----- Provided information
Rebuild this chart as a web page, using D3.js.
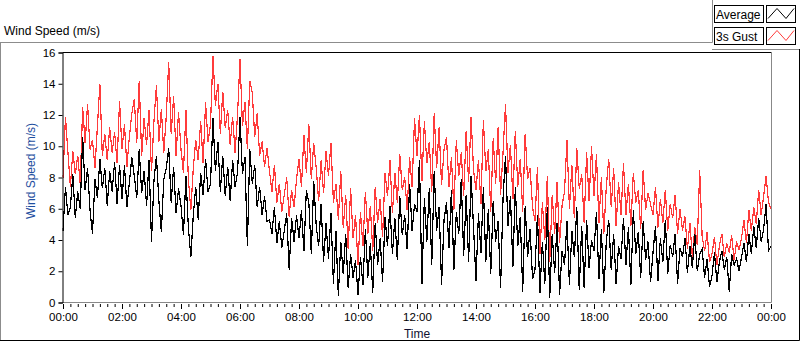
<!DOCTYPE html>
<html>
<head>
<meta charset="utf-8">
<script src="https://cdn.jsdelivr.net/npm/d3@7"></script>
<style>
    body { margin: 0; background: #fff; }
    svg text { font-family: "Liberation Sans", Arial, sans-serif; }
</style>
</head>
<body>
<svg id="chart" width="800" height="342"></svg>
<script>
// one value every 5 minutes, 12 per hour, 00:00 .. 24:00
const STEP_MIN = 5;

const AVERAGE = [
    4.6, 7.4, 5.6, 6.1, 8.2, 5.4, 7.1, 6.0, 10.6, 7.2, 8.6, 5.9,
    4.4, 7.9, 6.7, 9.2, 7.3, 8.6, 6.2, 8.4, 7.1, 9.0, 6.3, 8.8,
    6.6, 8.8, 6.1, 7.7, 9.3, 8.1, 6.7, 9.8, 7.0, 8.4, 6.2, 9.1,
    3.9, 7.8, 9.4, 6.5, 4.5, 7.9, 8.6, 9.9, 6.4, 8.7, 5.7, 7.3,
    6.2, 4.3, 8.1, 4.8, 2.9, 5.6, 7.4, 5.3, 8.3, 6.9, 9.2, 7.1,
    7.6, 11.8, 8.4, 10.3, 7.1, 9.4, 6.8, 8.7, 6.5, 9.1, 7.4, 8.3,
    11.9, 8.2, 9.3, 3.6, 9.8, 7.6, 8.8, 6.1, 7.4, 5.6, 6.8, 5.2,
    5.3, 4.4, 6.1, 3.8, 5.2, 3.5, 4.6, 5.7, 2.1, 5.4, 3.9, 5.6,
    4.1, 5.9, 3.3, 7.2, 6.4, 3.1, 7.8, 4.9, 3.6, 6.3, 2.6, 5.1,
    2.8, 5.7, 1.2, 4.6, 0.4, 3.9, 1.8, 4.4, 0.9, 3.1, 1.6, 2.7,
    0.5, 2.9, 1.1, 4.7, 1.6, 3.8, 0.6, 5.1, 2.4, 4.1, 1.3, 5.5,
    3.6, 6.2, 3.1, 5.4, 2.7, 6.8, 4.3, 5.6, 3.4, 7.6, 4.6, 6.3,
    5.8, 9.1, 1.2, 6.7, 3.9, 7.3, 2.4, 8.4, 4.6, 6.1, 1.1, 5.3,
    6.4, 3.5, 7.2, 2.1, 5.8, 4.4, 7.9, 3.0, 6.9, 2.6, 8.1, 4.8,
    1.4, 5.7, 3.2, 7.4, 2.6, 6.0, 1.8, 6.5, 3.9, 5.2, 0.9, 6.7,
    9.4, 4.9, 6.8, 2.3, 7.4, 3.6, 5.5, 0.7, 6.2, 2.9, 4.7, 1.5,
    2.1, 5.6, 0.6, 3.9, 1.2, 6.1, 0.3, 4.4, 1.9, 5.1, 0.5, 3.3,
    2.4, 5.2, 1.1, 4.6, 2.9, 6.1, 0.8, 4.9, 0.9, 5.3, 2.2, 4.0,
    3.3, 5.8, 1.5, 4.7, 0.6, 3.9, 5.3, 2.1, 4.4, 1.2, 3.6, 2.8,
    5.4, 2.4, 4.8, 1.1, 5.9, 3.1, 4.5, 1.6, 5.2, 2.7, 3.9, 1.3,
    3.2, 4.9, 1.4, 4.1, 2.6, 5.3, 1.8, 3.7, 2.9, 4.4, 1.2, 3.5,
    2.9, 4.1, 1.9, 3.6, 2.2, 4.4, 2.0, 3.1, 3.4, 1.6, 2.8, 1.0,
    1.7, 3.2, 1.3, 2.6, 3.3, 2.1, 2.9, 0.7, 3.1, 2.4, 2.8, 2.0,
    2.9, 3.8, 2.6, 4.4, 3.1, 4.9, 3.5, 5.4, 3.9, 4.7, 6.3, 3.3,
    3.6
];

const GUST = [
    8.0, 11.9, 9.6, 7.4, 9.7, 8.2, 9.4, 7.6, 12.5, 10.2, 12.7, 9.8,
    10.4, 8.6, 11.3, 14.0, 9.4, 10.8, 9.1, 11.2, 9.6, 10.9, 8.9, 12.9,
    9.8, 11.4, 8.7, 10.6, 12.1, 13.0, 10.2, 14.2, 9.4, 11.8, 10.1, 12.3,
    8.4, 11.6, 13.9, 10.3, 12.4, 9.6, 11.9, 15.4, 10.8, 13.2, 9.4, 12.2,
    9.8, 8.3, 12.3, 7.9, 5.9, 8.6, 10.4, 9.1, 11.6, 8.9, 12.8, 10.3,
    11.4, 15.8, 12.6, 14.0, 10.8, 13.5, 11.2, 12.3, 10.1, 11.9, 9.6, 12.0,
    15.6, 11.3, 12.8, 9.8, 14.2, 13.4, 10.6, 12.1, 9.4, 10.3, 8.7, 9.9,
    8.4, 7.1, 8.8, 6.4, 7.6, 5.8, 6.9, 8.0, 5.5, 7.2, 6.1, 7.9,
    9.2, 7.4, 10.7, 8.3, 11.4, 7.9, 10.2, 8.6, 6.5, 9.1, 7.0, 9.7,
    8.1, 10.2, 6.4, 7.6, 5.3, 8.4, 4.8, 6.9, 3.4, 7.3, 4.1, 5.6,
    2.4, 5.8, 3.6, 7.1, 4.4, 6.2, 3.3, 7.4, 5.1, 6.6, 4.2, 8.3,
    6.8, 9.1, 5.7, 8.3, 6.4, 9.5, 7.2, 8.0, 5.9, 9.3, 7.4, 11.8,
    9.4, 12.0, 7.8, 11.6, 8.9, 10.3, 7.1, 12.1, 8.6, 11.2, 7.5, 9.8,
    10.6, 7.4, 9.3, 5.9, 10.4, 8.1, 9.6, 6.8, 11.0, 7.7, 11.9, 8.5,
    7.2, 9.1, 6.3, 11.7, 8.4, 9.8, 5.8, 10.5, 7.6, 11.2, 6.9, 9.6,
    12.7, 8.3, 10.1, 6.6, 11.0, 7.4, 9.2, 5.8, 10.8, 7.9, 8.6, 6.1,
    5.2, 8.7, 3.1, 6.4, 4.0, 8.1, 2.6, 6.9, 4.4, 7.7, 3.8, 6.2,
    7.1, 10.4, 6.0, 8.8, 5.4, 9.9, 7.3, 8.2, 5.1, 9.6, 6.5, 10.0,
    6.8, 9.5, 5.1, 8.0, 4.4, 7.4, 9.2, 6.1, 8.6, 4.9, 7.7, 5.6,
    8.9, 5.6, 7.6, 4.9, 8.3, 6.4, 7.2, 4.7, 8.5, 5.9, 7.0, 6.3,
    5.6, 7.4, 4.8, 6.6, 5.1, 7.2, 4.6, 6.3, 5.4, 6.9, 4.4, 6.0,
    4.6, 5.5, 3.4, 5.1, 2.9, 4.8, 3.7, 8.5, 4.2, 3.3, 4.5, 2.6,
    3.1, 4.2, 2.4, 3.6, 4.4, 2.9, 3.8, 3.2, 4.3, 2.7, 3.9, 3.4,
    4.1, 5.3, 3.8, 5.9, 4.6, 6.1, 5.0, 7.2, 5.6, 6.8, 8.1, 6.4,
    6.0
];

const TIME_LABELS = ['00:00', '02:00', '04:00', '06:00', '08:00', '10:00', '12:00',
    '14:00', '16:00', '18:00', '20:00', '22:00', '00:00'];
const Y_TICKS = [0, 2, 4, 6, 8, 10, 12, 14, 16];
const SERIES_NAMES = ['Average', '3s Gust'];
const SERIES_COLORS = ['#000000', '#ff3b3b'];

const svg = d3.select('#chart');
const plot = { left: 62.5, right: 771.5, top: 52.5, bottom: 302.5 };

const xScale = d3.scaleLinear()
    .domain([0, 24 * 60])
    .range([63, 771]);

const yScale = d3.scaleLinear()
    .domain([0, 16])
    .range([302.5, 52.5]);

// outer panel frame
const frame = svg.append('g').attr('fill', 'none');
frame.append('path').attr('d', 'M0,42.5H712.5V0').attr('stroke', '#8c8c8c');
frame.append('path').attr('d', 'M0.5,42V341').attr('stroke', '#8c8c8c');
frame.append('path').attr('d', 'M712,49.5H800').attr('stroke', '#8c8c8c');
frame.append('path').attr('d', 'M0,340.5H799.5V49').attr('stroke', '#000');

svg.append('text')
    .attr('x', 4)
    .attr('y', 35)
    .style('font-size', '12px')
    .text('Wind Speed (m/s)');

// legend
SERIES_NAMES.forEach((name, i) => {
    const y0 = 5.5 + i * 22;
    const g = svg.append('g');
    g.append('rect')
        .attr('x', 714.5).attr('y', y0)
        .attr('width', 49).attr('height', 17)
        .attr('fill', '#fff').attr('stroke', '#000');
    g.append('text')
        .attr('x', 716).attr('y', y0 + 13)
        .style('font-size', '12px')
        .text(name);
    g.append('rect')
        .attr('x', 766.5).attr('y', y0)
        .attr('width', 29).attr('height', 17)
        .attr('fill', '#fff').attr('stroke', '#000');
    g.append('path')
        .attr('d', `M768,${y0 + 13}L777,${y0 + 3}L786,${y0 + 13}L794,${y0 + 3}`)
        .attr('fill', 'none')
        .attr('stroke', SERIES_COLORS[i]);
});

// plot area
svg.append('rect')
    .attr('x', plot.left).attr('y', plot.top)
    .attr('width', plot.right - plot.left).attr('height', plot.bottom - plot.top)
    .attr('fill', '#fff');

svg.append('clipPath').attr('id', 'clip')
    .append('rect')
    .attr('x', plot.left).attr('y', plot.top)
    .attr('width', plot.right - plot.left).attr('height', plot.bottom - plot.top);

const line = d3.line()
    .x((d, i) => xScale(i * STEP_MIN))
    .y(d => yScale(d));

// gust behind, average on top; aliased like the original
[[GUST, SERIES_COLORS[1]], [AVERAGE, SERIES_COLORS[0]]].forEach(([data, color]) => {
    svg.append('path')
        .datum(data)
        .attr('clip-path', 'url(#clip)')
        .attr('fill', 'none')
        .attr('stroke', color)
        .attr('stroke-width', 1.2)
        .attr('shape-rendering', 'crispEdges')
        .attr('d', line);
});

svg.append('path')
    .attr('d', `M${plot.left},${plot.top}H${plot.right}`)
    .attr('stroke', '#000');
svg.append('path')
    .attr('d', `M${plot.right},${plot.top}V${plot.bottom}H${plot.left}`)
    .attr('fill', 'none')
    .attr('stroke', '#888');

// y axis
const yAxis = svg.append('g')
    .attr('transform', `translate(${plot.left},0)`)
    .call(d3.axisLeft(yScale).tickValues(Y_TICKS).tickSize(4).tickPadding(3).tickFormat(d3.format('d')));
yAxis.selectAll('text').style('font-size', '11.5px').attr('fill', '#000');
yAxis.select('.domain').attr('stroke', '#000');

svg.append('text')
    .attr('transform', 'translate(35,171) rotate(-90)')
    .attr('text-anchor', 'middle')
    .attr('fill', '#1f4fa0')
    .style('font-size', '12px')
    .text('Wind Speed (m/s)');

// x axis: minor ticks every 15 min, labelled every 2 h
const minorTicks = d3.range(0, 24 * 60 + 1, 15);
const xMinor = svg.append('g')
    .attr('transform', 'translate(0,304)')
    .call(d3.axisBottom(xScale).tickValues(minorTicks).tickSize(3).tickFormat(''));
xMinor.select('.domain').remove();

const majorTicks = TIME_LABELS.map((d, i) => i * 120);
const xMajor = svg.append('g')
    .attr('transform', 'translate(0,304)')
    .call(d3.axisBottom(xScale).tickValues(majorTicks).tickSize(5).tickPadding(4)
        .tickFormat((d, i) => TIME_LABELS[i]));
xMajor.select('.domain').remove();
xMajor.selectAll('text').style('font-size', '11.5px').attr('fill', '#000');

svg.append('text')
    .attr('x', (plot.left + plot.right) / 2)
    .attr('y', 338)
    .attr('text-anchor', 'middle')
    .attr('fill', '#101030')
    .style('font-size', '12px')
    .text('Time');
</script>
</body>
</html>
----------
----- Provided information
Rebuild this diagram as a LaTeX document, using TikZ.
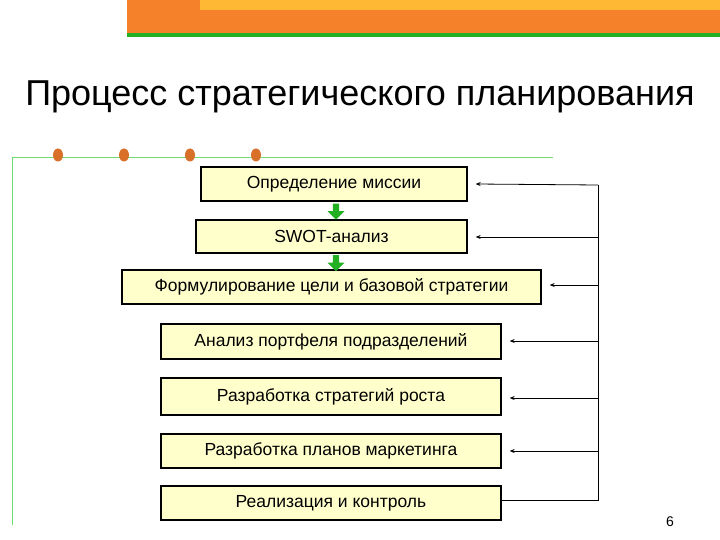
----------
### Task to complete
Copy only the lines above from the one containing "Rebuild this chart" through the one containing "const STEP_MIN = 5;", both included. Leave out the pictures.

### Reply
Rebuild this chart as a web page, using D3.js.
<!DOCTYPE html>
<html>
<head>
<meta charset="utf-8">
<script src="https://cdn.jsdelivr.net/npm/d3@7"></script>
<style>
    body { margin: 0; background: #fff; }
    svg text { font-family: "Liberation Sans", Arial, sans-serif; }
</style>
</head>
<body>
<svg id="chart" width="800" height="342"></svg>
<script>
// one value every 5 minutes, 12 per hour, 00:00 .. 24:00
const STEP_MIN = 5;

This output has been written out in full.